Energy companies warned to beef up security against terrorist attacks
Sam Fletcher
OGJ Online
HOUSTON, Feb. 5 -- In the long-running war against terrorism, energy firms must beef up security for employees at corporate headquarters, field sites, and travel routes in between, said a panel of four specialists Tuesday at the International Association of Drilling Contractors' annual health, safety, environment, and training conference in Houston.
Even so, Ronald H. Relf of the Pittsburgh-based Risk Mitigation Group told IADC members, "Some of us will be victims (of terrorists) in one form or another over the next few years.
"Security is a mind-set much like occupational safety. If you're not thinking in those terms, then you're not prepared," he said.
The first lesson that industry participants and all US citizens should have learned from the Sept. 11 terrorist attacks in New York and Washington, DC, is to "expect the unexpected," said David Lattin, security operations director for the Americas at the Control Risks Group LLC, London. "Don't look for the same Sept. 11 scenario to be repeated the next time," he warned.
Although the US military seems to have succeeded in its strikes against the al-Qaida terrorist organization in Afghanistan, that group will be difficult to eradicate because it's loosely organized "more like a charitable foundation than a corporate structure," with connections to many other terrorist groups, Lattin said.
Various military security groups estimate that 10,000-70,000 terrorists have been trained by al-Qaida and dispersed around the world. "Although it's now harder for them to operate, they have long-term programs and can surface 2-10 years down the road," Lattin said.
Upstream oil and gas operations are especially vulnerable to terrorist attacks because they usually are at isolated locations and frequently are in countries that are the scenes of political, economic, or social unrest, the security specialists agreed.
"The threat by international terrorists is serious.
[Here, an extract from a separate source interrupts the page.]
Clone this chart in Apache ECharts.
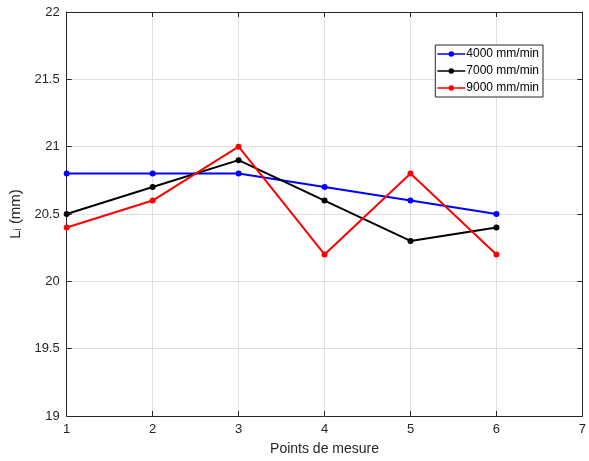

But you can reduce your vulnerability by introducing doubt into terrorists' planning," said Ross Johnson of Air Security International, Houston.
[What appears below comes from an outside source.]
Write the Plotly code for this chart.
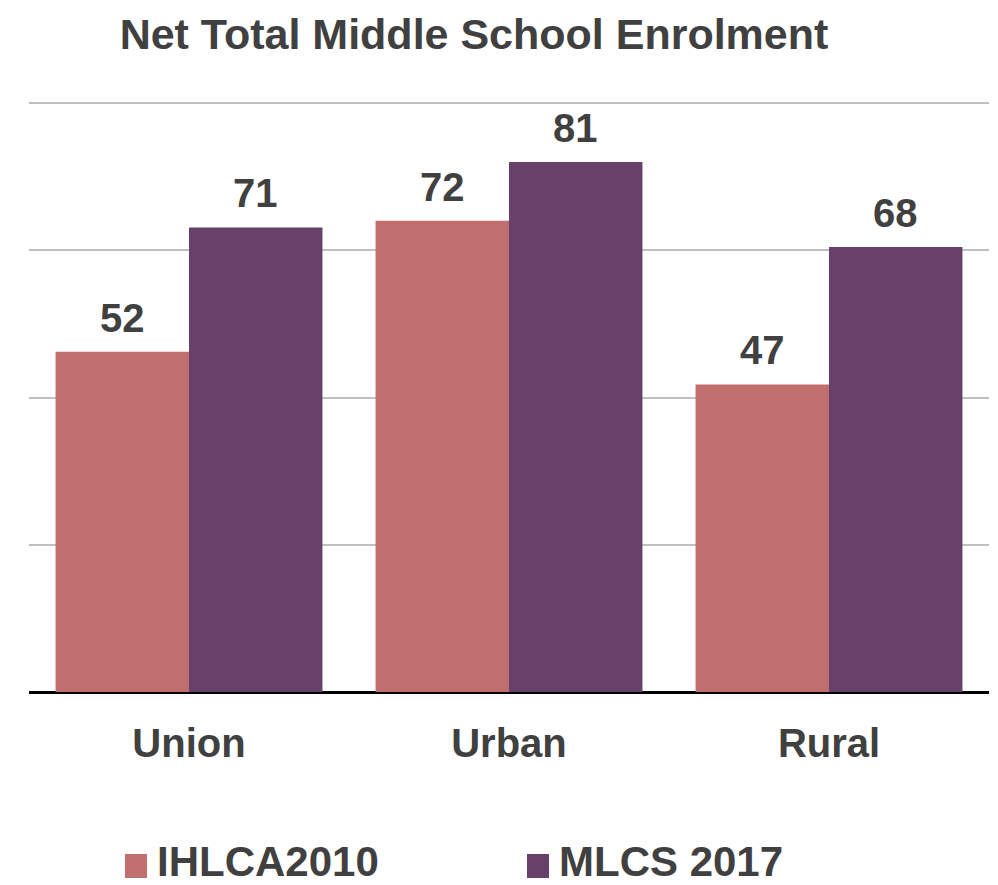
import plotly.graph_objects as go

categories = ["Union", "Urban", "Rural"]
series_names = ["IHLCA2010", "MLCS 2017"]
ihlca2010 = [52, 72, 47]
mlcs2017 = [71, 81, 68]
colors = ["#C06E6E", "#67416A"]
text_color = "#404040"
font_family = "Liberation Sans, Arial, sans-serif"

W, H = 998, 885
ml, mr, mt, mb = 29, 9, 90, 193
plot_h = H - mt - mb
plot_w = W - ml - mr
bargap = 0.166
cat_px = plot_w / len(categories)
bar_px = cat_px * (1 - bargap) / 2

fig = go.Figure()
all_series = [ihlca2010, mlcs2017]
for name, vals, col in zip(series_names, all_series, colors):
    fig.add_trace(go.Bar(x=categories, y=vals, name=name, marker=dict(color=col, line=dict(width=0)),
                         showlegend=False))

annotations = []
for i, vals in enumerate(all_series):
    shift = (i - 0.5) * bar_px
    for c, v in zip(categories, vals):
        annotations.append(dict(x=c, y=v, xref="x", yref="y", text=f"<b>{v}</b>", showarrow=False,
                                xshift=shift, yshift=34, yanchor="middle",
                                font=dict(size=40, color=text_color, family=font_family)))

# manual legend
leg_y_px = 861
leg_items = [(125, 147), (527, 549)]
shapes = []
for (x0, x1), name, col in zip(leg_items, series_names, colors):
    shapes.append(dict(type="rect", xref="paper", yref="paper",
                       x0=(x0 - ml) / plot_w, x1=(x1 - ml) / plot_w,
                       y0=(H - mb - 878) / plot_h,
                       y1=(H - mb - 854) / plot_h,
                       fillcolor=col, line=dict(width=0)))
    annotations.append(dict(x=(x1 + 9 - ml) / plot_w, y=(H - mb - leg_y_px) / plot_h, xref="paper", yref="paper",
                            text=f"<b>{name}</b>", showarrow=False, xanchor="left", yanchor="middle",
                            borderpad=0,
                            font=dict(size=42, color=text_color, family=font_family)))

fig.update_layout(
    width=W, height=H,
    margin=dict(l=ml, r=mr, t=mt, b=mb),
    paper_bgcolor="white", plot_bgcolor="white",
    barmode="group", bargap=bargap, bargroupgap=0,
    title=dict(text="<b>Net Total Middle School Enrolment</b>", x=474 / W, xanchor="center",
               y=1 - 34 / H, yanchor="middle",
               font=dict(size=43, color=text_color, family=font_family)),
    xaxis=dict(showgrid=False, showline=False, zeroline=False, ticks="",
               tickfont=dict(size=40, color=text_color, family=font_family, weight="bold"),
               ticklabelstandoff=24),
    yaxis=dict(range=[0, 92], tickvals=[0, 22.5, 45, 67.5, 90], showticklabels=False, showgrid=True,
               gridcolor="#BFBFBF", gridwidth=2, zeroline=True, zerolinecolor="#000000",
               zerolinewidth=3, showline=False),
    shapes=shapes,
    annotations=annotations,
    showlegend=False,
)

fig.write_html("out.html")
But the time to plan and prepare for a crisis is before it happens, he warned.
That involves anticipating and analyzing all of the risks to employees and equipment at work sites and during travel, including potential evacuation arrangements and routes for both expatriate and local employees and their families, the security specialists said.
Such planning is necessary even in seemingly unthreatened locations. "If there is no terrorist threat, then watch out for volcanoes," warned Johnson, in a reference to the lava flows that recently forced evacuations near Goma in Congo (Brazzaville).